近藤 まさに兆しが見えたと思います。村上のことを「村上、すごいですわ」って素直にリスペクトしている彼の人格も僕は大好きですし、それは清宮選手の魅力だと思います。
 キャンプインしたときとシーズンインするときのバッティングフォームが全く違いましたし、そこからシーズン中も変わっていきました。試行錯誤していって最後8月くらいですかね、ピタッとはまる自分の打撃フォームを見つけたのか、そこから非常に安定しだしたんです。だから2022年は清宮選手もしっかりビルドアップできたのかな。だから2023年は本当に勝負ですよね。

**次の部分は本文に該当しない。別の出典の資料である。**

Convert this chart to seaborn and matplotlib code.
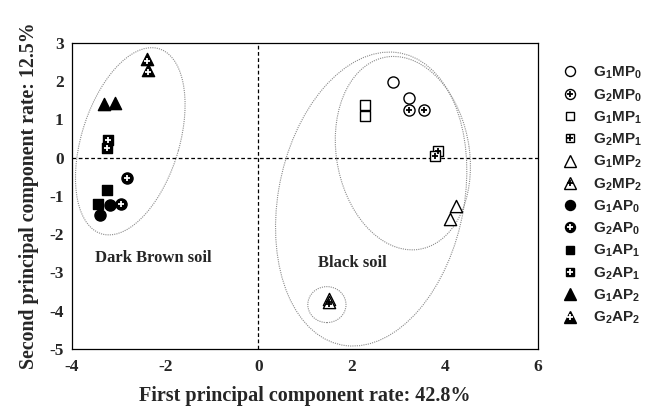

菊地 そういうなかで、2022年の投打のMVPを選んでいただくとすると誰になりますか?

近藤 投手は伊藤大海投手じゃないですか。これだけファイターズが負け越している中でちゃんと二桁勝ちましたしね。本人は負け数が多いということに対して反省の弁も述べていましたし、勝負所でやられたという話はしているんですけど、ちゃんとゲームを作りましたしね。
 打者では間違いなく松本選手ですね。僕もファイターズの実況をして2022年で8年目だったんですけど、松本選手のキャンプでの取り組みもずっと見てきましたし、いよいよ花が咲いたなと思いましたね。
 松本選手にとっては2023年が勝負ですよね。活躍した次の年に活躍ができれば3年、4年と順調にいくんですけど、プロ野球の選手を見ていると、活躍した次の年に苦しむ選手は結構長く苦しむ傾向があると思うので、松本選手が一流の選手になっていくためには、2023年が勝負だと思いますね。